>> Start Records to process
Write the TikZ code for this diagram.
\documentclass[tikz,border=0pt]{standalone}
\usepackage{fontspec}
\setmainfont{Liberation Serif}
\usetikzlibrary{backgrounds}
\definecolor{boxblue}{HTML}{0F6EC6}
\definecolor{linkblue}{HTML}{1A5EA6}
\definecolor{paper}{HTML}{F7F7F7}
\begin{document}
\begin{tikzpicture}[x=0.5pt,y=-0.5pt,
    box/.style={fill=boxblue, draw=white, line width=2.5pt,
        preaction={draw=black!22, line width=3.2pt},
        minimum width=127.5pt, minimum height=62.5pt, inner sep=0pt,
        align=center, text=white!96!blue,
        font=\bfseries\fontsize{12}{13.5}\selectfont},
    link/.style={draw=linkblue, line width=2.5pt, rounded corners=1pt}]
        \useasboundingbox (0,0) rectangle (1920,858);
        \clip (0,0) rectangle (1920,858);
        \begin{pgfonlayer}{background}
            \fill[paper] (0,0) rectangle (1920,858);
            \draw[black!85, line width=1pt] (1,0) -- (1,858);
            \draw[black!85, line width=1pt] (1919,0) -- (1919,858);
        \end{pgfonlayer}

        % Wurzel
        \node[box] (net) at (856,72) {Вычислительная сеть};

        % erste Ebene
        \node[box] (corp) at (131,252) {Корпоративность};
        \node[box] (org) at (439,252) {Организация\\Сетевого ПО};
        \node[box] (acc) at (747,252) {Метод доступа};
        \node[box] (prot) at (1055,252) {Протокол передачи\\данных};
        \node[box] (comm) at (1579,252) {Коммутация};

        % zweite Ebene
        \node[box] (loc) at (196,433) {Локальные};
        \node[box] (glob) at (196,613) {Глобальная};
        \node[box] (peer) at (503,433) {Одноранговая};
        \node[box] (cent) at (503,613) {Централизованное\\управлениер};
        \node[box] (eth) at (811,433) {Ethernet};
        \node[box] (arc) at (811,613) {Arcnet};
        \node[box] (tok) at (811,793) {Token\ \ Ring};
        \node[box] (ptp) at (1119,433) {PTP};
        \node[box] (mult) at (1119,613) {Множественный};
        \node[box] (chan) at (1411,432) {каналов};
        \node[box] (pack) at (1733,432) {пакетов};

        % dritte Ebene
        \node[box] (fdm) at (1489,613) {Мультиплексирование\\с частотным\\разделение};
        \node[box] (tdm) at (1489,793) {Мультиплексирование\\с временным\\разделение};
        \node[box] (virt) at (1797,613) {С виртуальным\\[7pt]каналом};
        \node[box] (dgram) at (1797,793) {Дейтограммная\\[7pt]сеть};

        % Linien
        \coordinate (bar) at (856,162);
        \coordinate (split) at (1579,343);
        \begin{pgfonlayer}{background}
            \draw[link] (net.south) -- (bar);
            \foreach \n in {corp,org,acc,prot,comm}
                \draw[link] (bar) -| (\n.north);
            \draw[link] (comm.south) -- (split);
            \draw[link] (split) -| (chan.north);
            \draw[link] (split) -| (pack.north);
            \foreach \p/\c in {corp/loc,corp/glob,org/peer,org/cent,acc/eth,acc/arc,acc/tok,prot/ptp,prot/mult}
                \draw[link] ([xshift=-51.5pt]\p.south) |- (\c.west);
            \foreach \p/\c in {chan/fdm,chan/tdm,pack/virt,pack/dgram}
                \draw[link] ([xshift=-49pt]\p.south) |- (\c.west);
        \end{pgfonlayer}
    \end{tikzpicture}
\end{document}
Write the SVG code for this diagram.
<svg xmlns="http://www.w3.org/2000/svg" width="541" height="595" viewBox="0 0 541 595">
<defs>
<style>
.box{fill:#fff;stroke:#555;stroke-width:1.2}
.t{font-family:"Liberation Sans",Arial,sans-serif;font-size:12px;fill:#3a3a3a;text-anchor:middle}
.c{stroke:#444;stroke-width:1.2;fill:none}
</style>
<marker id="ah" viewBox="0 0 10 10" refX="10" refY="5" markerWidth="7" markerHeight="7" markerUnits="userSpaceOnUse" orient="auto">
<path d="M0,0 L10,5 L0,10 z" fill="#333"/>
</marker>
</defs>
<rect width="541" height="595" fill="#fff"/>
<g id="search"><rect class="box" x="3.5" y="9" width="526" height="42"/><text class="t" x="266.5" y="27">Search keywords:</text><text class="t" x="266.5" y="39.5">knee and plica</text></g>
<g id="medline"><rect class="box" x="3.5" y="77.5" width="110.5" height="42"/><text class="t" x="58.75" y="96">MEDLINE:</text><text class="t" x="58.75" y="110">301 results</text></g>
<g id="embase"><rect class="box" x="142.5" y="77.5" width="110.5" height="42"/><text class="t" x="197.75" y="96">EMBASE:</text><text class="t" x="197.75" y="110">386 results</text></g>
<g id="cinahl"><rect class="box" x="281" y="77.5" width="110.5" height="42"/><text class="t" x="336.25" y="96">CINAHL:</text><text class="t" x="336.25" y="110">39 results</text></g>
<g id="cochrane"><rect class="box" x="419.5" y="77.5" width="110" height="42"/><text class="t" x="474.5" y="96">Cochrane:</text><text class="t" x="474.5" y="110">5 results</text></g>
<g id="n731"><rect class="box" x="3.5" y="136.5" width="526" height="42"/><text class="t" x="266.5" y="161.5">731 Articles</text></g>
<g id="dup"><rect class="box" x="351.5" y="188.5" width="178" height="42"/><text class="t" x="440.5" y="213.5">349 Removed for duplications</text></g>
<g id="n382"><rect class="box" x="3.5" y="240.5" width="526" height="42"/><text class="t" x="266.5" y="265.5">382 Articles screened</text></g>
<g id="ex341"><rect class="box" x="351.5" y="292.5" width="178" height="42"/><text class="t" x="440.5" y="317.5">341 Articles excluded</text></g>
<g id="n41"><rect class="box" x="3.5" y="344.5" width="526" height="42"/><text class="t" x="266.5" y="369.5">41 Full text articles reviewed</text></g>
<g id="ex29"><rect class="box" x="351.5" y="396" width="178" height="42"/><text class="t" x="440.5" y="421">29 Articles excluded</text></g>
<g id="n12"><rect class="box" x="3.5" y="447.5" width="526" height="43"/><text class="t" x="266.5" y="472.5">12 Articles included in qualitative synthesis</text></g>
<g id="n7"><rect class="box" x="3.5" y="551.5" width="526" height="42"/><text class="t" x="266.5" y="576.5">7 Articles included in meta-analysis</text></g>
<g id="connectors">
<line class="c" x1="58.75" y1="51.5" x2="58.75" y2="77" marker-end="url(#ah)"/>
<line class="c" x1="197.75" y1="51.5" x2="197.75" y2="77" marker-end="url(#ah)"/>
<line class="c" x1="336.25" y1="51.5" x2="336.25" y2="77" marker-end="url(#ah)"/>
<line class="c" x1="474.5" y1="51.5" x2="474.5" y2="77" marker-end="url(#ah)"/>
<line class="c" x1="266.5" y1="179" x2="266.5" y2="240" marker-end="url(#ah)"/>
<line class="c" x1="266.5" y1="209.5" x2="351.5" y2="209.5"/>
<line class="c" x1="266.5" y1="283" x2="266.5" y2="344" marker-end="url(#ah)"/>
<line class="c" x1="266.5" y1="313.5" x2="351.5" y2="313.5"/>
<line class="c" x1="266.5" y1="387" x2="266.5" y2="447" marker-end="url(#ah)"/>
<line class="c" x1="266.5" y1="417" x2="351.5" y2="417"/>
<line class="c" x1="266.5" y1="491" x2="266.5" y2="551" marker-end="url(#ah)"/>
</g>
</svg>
>> End Records to process
> **Task statement**
The data above must be returned in full, exactly as written.

> **Result of this exercise**
Write the TikZ code for this diagram.
\documentclass[tikz,border=0pt]{standalone}
\usepackage{fontspec}
\setmainfont{Liberation Serif}
\usetikzlibrary{backgrounds}
\definecolor{boxblue}{HTML}{0F6EC6}
\definecolor{linkblue}{HTML}{1A5EA6}
\definecolor{paper}{HTML}{F7F7F7}
\begin{document}
\begin{tikzpicture}[x=0.5pt,y=-0.5pt,
    box/.style={fill=boxblue, draw=white, line width=2.5pt,
        preaction={draw=black!22, line width=3.2pt},
        minimum width=127.5pt, minimum height=62.5pt, inner sep=0pt,
        align=center, text=white!96!blue,
        font=\bfseries\fontsize{12}{13.5}\selectfont},
    link/.style={draw=linkblue, line width=2.5pt, rounded corners=1pt}]
        \useasboundingbox (0,0) rectangle (1920,858);
        \clip (0,0) rectangle (1920,858);
        \begin{pgfonlayer}{background}
            \fill[paper] (0,0) rectangle (1920,858);
            \draw[black!85, line width=1pt] (1,0) -- (1,858);
            \draw[black!85, line width=1pt] (1919,0) -- (1919,858);
        \end{pgfonlayer}

        % Wurzel
        \node[box] (net) at (856,72) {Вычислительная сеть};

        % erste Ebene
        \node[box] (corp) at (131,252) {Корпоративность};
        \node[box] (org) at (439,252) {Организация\\Сетевого ПО};
        \node[box] (acc) at (747,252) {Метод доступа};
        \node[box] (prot) at (1055,252) {Протокол передачи\\данных};
        \node[box] (comm) at (1579,252) {Коммутация};

        % zweite Ebene
        \node[box] (loc) at (196,433) {Локальные};
        \node[box] (glob) at (196,613) {Глобальная};
        \node[box] (peer) at (503,433) {Одноранговая};
        \node[box] (cent) at (503,613) {Централизованное\\управлениер};
        \node[box] (eth) at (811,433) {Ethernet};
        \node[box] (arc) at (811,613) {Arcnet};
        \node[box] (tok) at (811,793) {Token\ \ Ring};
        \node[box] (ptp) at (1119,433) {PTP};
        \node[box] (mult) at (1119,613) {Множественный};
        \node[box] (chan) at (1411,432) {каналов};
        \node[box] (pack) at (1733,432) {пакетов};

        % dritte Ebene
        \node[box] (fdm) at (1489,613) {Мультиплексирование\\с частотным\\разделение};
        \node[box] (tdm) at (1489,793) {Мультиплексирование\\с временным\\разделение};
        \node[box] (virt) at (1797,613) {С виртуальным\\[7pt]каналом};
        \node[box] (dgram) at (1797,793) {Дейтограммная\\[7pt]сеть};

        % Linien
        \coordinate (bar) at (856,162);
        \coordinate (split) at (1579,343);
        \begin{pgfonlayer}{background}
            \draw[link] (net.south) -- (bar);
            \foreach \n in {corp,org,acc,prot,comm}
                \draw[link] (bar) -| (\n.north);
            \draw[link] (comm.south) -- (split);
            \draw[link] (split) -| (chan.north);
            \draw[link] (split) -| (pack.north);
            \foreach \p/\c in {corp/loc,corp/glob,org/peer,org/cent,acc/eth,acc/arc,acc/tok,prot/ptp,prot/mult}
                \draw[link] ([xshift=-51.5pt]\p.south) |- (\c.west);
            \foreach \p/\c in {chan/fdm,chan/tdm,pack/virt,pack/dgram}
                \draw[link] ([xshift=-49pt]\p.south) |- (\c.west);
        \end{pgfonlayer}
    \end{tikzpicture}
\end{document}
Write the SVG code for this diagram.
<svg xmlns="http://www.w3.org/2000/svg" width="541" height="595" viewBox="0 0 541 595">
<defs>
<style>
.box{fill:#fff;stroke:#555;stroke-width:1.2}
.t{font-family:"Liberation Sans",Arial,sans-serif;font-size:12px;fill:#3a3a3a;text-anchor:middle}
.c{stroke:#444;stroke-width:1.2;fill:none}
</style>
<marker id="ah" viewBox="0 0 10 10" refX="10" refY="5" markerWidth="7" markerHeight="7" markerUnits="userSpaceOnUse" orient="auto">
<path d="M0,0 L10,5 L0,10 z" fill="#333"/>
</marker>
</defs>
<rect width="541" height="595" fill="#fff"/>
<g id="search"><rect class="box" x="3.5" y="9" width="526" height="42"/><text class="t" x="266.5" y="27">Search keywords:</text><text class="t" x="266.5" y="39.5">knee and plica</text></g>
<g id="medline"><rect class="box" x="3.5" y="77.5" width="110.5" height="42"/><text class="t" x="58.75" y="96">MEDLINE:</text><text class="t" x="58.75" y="110">301 results</text></g>
<g id="embase"><rect class="box" x="142.5" y="77.5" width="110.5" height="42"/><text class="t" x="197.75" y="96">EMBASE:</text><text class="t" x="197.75" y="110">386 results</text></g>
<g id="cinahl"><rect class="box" x="281" y="77.5" width="110.5" height="42"/><text class="t" x="336.25" y="96">CINAHL:</text><text class="t" x="336.25" y="110">39 results</text></g>
<g id="cochrane"><rect class="box" x="419.5" y="77.5" width="110" height="42"/><text class="t" x="474.5" y="96">Cochrane:</text><text class="t" x="474.5" y="110">5 results</text></g>
<g id="n731"><rect class="box" x="3.5" y="136.5" width="526" height="42"/><text class="t" x="266.5" y="161.5">731 Articles</text></g>
<g id="dup"><rect class="box" x="351.5" y="188.5" width="178" height="42"/><text class="t" x="440.5" y="213.5">349 Removed for duplications</text></g>
<g id="n382"><rect class="box" x="3.5" y="240.5" width="526" height="42"/><text class="t" x="266.5" y="265.5">382 Articles screened</text></g>
<g id="ex341"><rect class="box" x="351.5" y="292.5" width="178" height="42"/><text class="t" x="440.5" y="317.5">341 Articles excluded</text></g>
<g id="n41"><rect class="box" x="3.5" y="344.5" width="526" height="42"/><text class="t" x="266.5" y="369.5">41 Full text articles reviewed</text></g>
<g id="ex29"><rect class="box" x="351.5" y="396" width="178" height="42"/><text class="t" x="440.5" y="421">29 Articles excluded</text></g>
<g id="n12"><rect class="box" x="3.5" y="447.5" width="526" height="43"/><text class="t" x="266.5" y="472.5">12 Articles included in qualitative synthesis</text></g>
<g id="n7"><rect class="box" x="3.5" y="551.5" width="526" height="42"/><text class="t" x="266.5" y="576.5">7 Articles included in meta-analysis</text></g>
<g id="connectors">
<line class="c" x1="58.75" y1="51.5" x2="58.75" y2="77" marker-end="url(#ah)"/>
<line class="c" x1="197.75" y1="51.5" x2="197.75" y2="77" marker-end="url(#ah)"/>
<line class="c" x1="336.25" y1="51.5" x2="336.25" y2="77" marker-end="url(#ah)"/>
<line class="c" x1="474.5" y1="51.5" x2="474.5" y2="77" marker-end="url(#ah)"/>
<line class="c" x1="266.5" y1="179" x2="266.5" y2="240" marker-end="url(#ah)"/>
<line class="c" x1="266.5" y1="209.5" x2="351.5" y2="209.5"/>
<line class="c" x1="266.5" y1="283" x2="266.5" y2="344" marker-end="url(#ah)"/>
<line class="c" x1="266.5" y1="313.5" x2="351.5" y2="313.5"/>
<line class="c" x1="266.5" y1="387" x2="266.5" y2="447" marker-end="url(#ah)"/>
<line class="c" x1="266.5" y1="417" x2="351.5" y2="417"/>
<line class="c" x1="266.5" y1="491" x2="266.5" y2="551" marker-end="url(#ah)"/>
</g>
</svg>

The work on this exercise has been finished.